* _STATED PROBLEM_: Search the material below for the word "this". Copy every line that has it.

* _STORED DATA_:
#####

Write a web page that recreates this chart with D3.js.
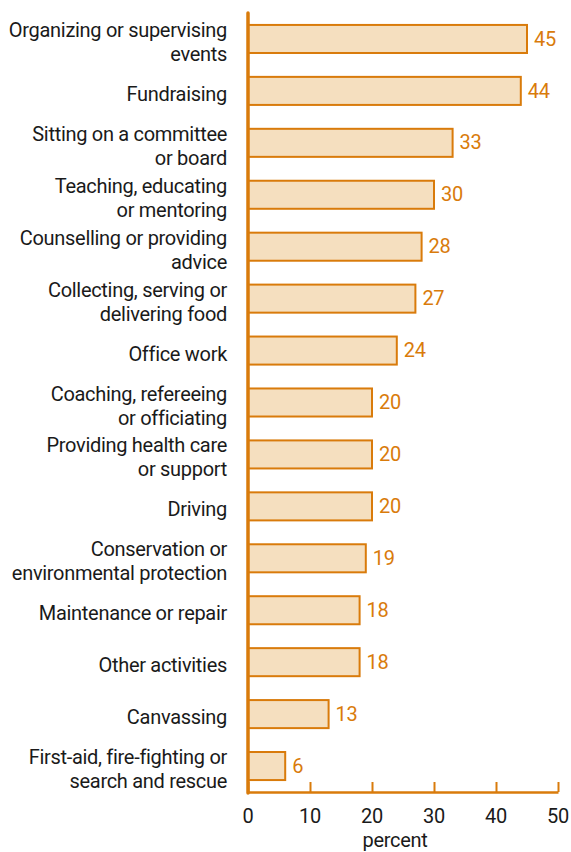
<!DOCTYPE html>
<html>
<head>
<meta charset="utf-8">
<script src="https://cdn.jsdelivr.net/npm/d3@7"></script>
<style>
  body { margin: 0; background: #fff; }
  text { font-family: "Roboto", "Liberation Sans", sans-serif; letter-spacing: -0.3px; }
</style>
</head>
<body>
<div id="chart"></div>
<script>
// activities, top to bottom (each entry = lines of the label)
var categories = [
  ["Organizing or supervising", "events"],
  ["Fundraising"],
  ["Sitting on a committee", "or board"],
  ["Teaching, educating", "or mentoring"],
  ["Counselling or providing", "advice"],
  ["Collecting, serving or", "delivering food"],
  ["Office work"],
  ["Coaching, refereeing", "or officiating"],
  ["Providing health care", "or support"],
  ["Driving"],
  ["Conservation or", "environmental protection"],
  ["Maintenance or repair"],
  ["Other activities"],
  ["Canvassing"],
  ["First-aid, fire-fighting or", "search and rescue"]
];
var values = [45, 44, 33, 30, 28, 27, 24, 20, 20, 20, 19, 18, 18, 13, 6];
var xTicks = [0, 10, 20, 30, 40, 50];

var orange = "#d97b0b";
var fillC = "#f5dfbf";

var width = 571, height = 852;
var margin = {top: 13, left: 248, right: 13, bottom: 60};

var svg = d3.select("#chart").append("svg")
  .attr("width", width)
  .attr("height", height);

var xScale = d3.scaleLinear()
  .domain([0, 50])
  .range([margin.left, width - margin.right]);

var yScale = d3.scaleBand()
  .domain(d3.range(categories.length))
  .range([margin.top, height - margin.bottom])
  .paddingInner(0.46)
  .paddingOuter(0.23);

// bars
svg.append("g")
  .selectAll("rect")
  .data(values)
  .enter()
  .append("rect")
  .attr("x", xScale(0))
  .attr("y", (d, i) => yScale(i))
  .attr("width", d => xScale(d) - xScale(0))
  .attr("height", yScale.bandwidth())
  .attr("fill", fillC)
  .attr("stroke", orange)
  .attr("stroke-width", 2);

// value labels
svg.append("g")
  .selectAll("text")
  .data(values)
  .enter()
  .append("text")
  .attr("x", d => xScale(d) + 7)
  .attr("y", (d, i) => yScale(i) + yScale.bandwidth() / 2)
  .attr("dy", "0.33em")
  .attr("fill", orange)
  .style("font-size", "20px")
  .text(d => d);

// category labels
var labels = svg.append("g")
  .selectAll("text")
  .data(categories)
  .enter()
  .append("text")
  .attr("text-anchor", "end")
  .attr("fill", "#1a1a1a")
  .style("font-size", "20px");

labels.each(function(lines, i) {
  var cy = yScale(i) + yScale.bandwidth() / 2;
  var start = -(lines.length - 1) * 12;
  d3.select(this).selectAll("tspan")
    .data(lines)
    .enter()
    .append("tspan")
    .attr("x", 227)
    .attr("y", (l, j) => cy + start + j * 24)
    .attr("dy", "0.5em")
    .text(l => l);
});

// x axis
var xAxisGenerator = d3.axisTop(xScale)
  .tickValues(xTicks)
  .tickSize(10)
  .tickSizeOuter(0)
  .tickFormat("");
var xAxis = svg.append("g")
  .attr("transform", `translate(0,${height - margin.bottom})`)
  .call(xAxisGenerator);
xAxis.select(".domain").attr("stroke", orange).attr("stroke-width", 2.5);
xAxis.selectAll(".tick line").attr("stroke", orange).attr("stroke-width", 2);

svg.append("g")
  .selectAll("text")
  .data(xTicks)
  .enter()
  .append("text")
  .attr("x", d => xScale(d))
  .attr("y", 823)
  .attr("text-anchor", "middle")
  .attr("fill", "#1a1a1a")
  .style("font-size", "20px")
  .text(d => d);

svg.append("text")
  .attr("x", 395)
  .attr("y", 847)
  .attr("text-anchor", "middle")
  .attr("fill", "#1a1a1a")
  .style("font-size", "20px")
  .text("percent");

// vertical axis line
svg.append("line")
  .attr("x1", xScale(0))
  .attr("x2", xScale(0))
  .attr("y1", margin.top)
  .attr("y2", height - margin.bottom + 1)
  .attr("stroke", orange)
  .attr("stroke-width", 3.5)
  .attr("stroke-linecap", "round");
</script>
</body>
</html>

#####

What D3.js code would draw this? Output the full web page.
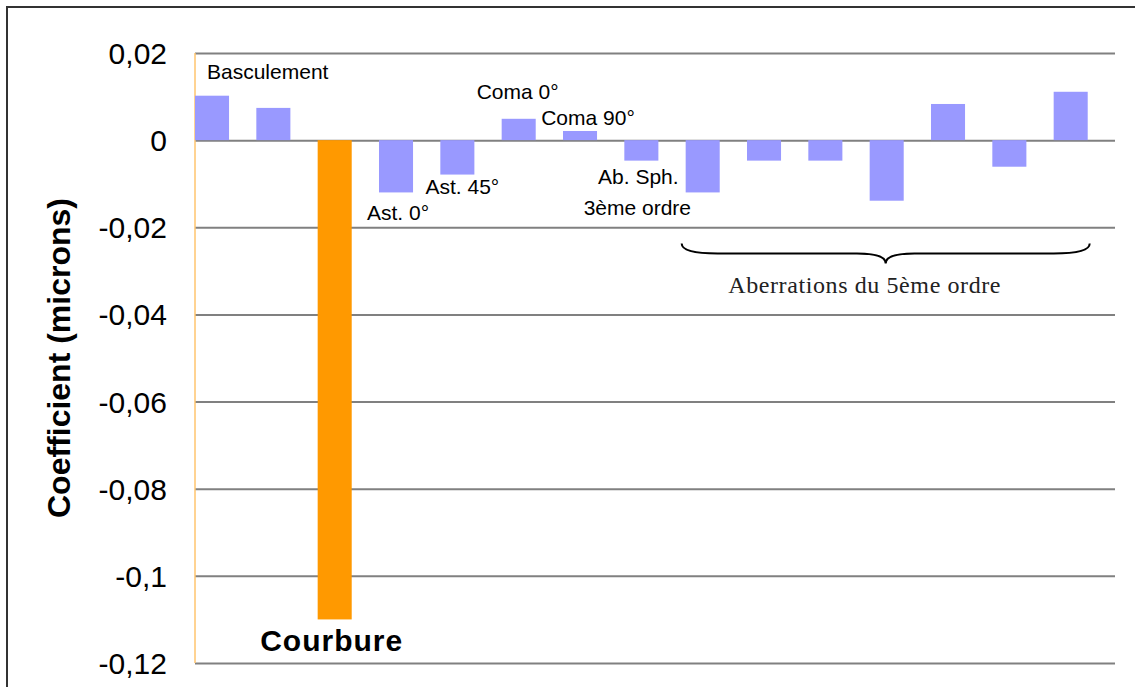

#####

* _TASK ANSWER_:
Write a web page that recreates this chart with D3.js.
  d3.select(this).selectAll("tspan")
What D3.js code would draw this? Output the full web page.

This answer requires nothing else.